WHAT IS ASKED:
Do not copy the pictures; transcribe all other material exactly.

DATASET EXTRACT:

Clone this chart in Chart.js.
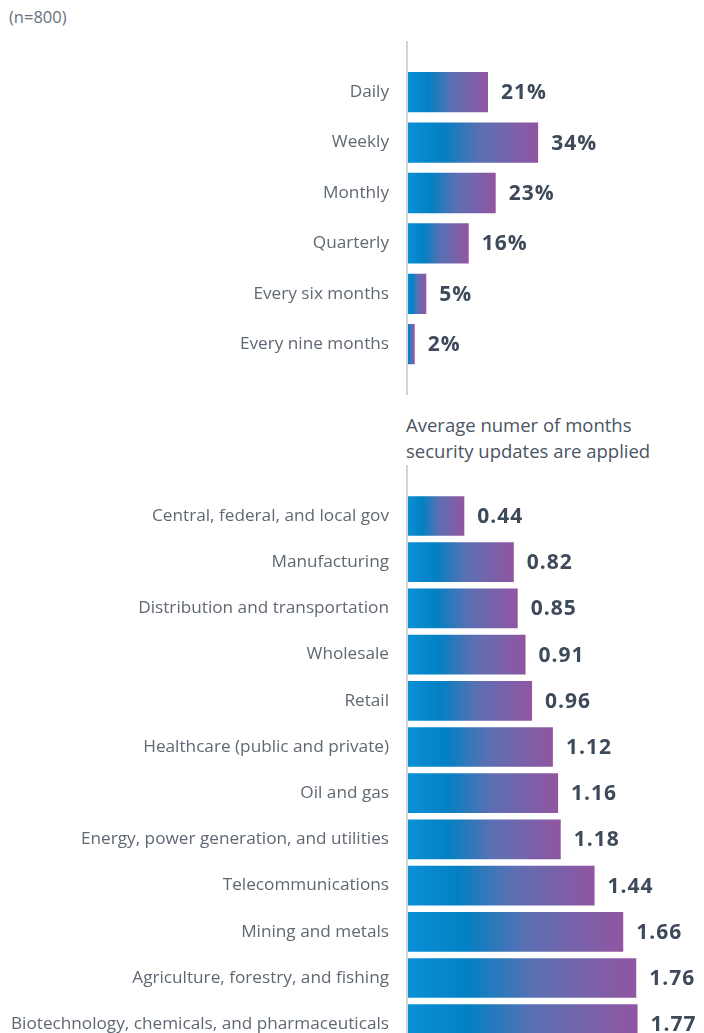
<!DOCTYPE html>
<html>
<head>
<meta charset="utf-8">
<script src="https://cdn.jsdelivr.net/npm/chart.js@4"></script>
<style>
  html, body { margin:0; padding:0; width:704px; height:1033px; overflow:hidden; background:#fff; font-family:"Open Sans", sans-serif; }
  #n { position:absolute; left:9px; top:5px; font-size:16.5px; color:#68717c; }
  #sub { position:absolute; left:406px; top:412px; font-size:18.5px; line-height:26px; color:#4a5563; }
  #top { position:absolute; left:0; top:41px; }
  #bot { position:absolute; left:0; top:465px; }
</style>
</head>
<body>
<div id="n">(n=800)</div>
<div id="sub">Average numer of months<br>security updates are applied</div>
<canvas id="top"></canvas>
<canvas id="bot"></canvas>
<script>
const freqLabels = ["Daily","Weekly","Monthly","Quarterly","Every six months","Every nine months"];
const freqValues = [21,34,23,16,5,2];

const industryLabels = ["Central, federal, and local gov","Manufacturing","Distribution and transportation","Wholesale","Retail","Healthcare (public and private)","Oil and gas","Energy, power generation, and utilities","Telecommunications","Mining and metals","Agriculture, forestry, and fishing","Biotechnology, chemicals, and pharmaceuticals"];
const industryValues = [0.44,0.82,0.85,0.91,0.96,1.12,1.16,1.18,1.44,1.66,1.76,1.77];

function barGradient(c){
  const chart = c.chart;
  const xs = chart.scales && chart.scales.x;
  if (!xs || c.raw == null) return "#0a8fd6";
  const x0 = xs.getPixelForValue(0), x1 = xs.getPixelForValue(c.raw);
  if (!isFinite(x0) || !isFinite(x1)) return "#0a8fd6";
  const g = chart.ctx.createLinearGradient(x0, 0, x1 > x0 ? x1 : x0 + 1, 0);
  g.addColorStop(0, "#0b90d7");
  g.addColorStop(0.27, "#0380c3");
  g.addColorStop(0.55, "#5a70b3");
  g.addColorStop(1, "#9255a1");
  return g;
}

// axis line + value labels
const extras = {
  id: "extras",
  afterDatasetsDraw(chart, args, opts){
    const ctx = chart.ctx;
    const x = chart.chartArea.left;
    ctx.save();
    ctx.strokeStyle = "#cfd4d9";
    ctx.lineWidth = 2;
    ctx.beginPath();
    ctx.moveTo(x, 0);
    ctx.lineTo(x, chart.height);
    ctx.stroke();
    ctx.font = "bold 21px 'Open Sans', sans-serif";
    if ("letterSpacing" in ctx) ctx.letterSpacing = "1px";
    ctx.fillStyle = "#3e4a5a";
    ctx.textBaseline = "middle";
    ctx.textAlign = "left";
    const meta = chart.getDatasetMeta(0);
    meta.data.forEach((bar, i) => {
      const v = chart.data.datasets[0].data[i];
      ctx.fillText(opts.fmt(v), bar.x + 13, bar.y + 1);
    });
    ctx.restore();
  }
};

function makeChart(id, h, labels, values, max, padTop, padBot, barPct, fmt){
  const cv = document.getElementById(id);
  cv.width = 704; cv.height = h;
  cv.style.width = "704px"; cv.style.height = h + "px";
  const chart = new Chart(cv, {
    type: "bar",
    data: { labels: labels, datasets: [{ data: values, backgroundColor: barGradient, borderWidth: 0, barPercentage: barPct, categoryPercentage: 1 }] },
    plugins: [extras],
    options: {
      responsive: false,
      animation: false,
      indexAxis: "y",
      layout: { padding: { top: padTop, bottom: padBot, left: 0, right: 0 } },
      plugins: { legend: { display: false }, tooltip: { enabled: false }, extras: { fmt: fmt } },
      scales: {
        x: { display: false, min: 0, max: max },
        y: {
          grid: { display: false, drawTicks: false },
          border: { display: false },
          ticks: { padding: 18, color: "#5f6873", font: { family: "'Open Sans', sans-serif", size: 17.2 } },
          afterFit(s){ s.width = 407; s.paddingTop = 0; s.paddingBottom = 0; }
        }
      }
    }
  });
  chart.update();
  return chart;
}

makeChart("top", 354, freqLabels, freqValues, 77, 26, 25.6, 0.8, v => v + "%");
makeChart("bot", 600, industryLabels, industryValues, 2.28, 27.9, 17.7, 0.86, v => v.toFixed(2));
</script>
</body>
</html>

EXERCISE RESPONSE:
Clone this chart in Chart.js.
<!DOCTYPE html>
<html>
<head>
<meta charset="utf-8">
<script src="https://cdn.jsdelivr.net/npm/chart.js@4"></script>
<style>
  html, body { margin:0; padding:0; width:704px; height:1033px; overflow:hidden; background:#fff; font-family:"Open Sans", sans-serif; }
  #n { position:absolute; left:9px; top:5px; font-size:16.5px; color:#68717c; }
  #sub { position:absolute; left:406px; top:412px; font-size:18.5px; line-height:26px; color:#4a5563; }
  #top { position:absolute; left:0; top:41px; }
  #bot { position:absolute; left:0; top:465px; }
</style>
</head>
<body>
<div id="n">(n=800)</div>
<div id="sub">Average numer of months<br>security updates are applied</div>
<canvas id="top"></canvas>
<canvas id="bot"></canvas>
<script>
const freqLabels = ["Daily","Weekly","Monthly","Quarterly","Every six months","Every nine months"];
const freqValues = [21,34,23,16,5,2];

const industryLabels = ["Central, federal, and local gov","Manufacturing","Distribution and transportation","Wholesale","Retail","Healthcare (public and private)","Oil and gas","Energy, power generation, and utilities","Telecommunications","Mining and metals","Agriculture, forestry, and fishing","Biotechnology, chemicals, and pharmaceuticals"];
const industryValues = [0.44,0.82,0.85,0.91,0.96,1.12,1.16,1.18,1.44,1.66,1.76,1.77];

function barGradient(c){
  const chart = c.chart;
  const xs = chart.scales && chart.scales.x;
  if (!xs || c.raw == null) return "#0a8fd6";
  const x0 = xs.getPixelForValue(0), x1 = xs.getPixelForValue(c.raw);
  if (!isFinite(x0) || !isFinite(x1)) return "#0a8fd6";
  const g = chart.ctx.createLinearGradient(x0, 0, x1 > x0 ? x1 : x0 + 1, 0);
  g.addColorStop(0, "#0b90d7");
  g.addColorStop(0.27, "#0380c3");
  g.addColorStop(0.55, "#5a70b3");
  g.addColorStop(1, "#9255a1");
  return g;
}

// axis line + value labels
const extras = {
  id: "extras",
  afterDatasetsDraw(chart, args, opts){
    const ctx = chart.ctx;
    const x = chart.chartArea.left;
    ctx.save();
    ctx.strokeStyle = "#cfd4d9";
    ctx.lineWidth = 2;
    ctx.beginPath();
    ctx.moveTo(x, 0);
    ctx.lineTo(x, chart.height);
    ctx.stroke();
    ctx.font = "bold 21px 'Open Sans', sans-serif";
    if ("letterSpacing" in ctx) ctx.letterSpacing = "1px";
    ctx.fillStyle = "#3e4a5a";
    ctx.textBaseline = "middle";
    ctx.textAlign = "left";
    const meta = chart.getDatasetMeta(0);
    meta.data.forEach((bar, i) => {
      const v = chart.data.datasets[0].data[i];
      ctx.fillText(opts.fmt(v), bar.x + 13, bar.y + 1);
    });
    ctx.restore();
  }
};

function makeChart(id, h, labels, values, max, padTop, padBot, barPct, fmt){
  const cv = document.getElementById(id);
  cv.width = 704; cv.height = h;
  cv.style.width = "704px"; cv.style.height = h + "px";
  const chart = new Chart(cv, {
    type: "bar",
    data: { labels: labels, datasets: [{ data: values, backgroundColor: barGradient, borderWidth: 0, barPercentage: barPct, categoryPercentage: 1 }] },
    plugins: [extras],
    options: {
      responsive: false,
      animation: false,
      indexAxis: "y",
      layout: { padding: { top: padTop, bottom: padBot, left: 0, right: 0 } },
      plugins: { legend: { display: false }, tooltip: { enabled: false }, extras: { fmt: fmt } },
      scales: {
        x: { display: false, min: 0, max: max },
        y: {
          grid: { display: false, drawTicks: false },
          border: { display: false },
          ticks: { padding: 18, color: "#5f6873", font: { family: "'Open Sans', sans-serif", size: 17.2 } },
          afterFit(s){ s.width = 407; s.paddingTop = 0; s.paddingBottom = 0; }
        }
      }
    }
  });
  chart.update();
  return chart;
}

makeChart("top", 354, freqLabels, freqValues, 77, 26, 25.6, 0.8, v => v + "%");
makeChart("bot", 600, industryLabels, industryValues, 2.28, 27.9, 17.7, 0.86, v => v.toFixed(2));
</script>
</body>
</html>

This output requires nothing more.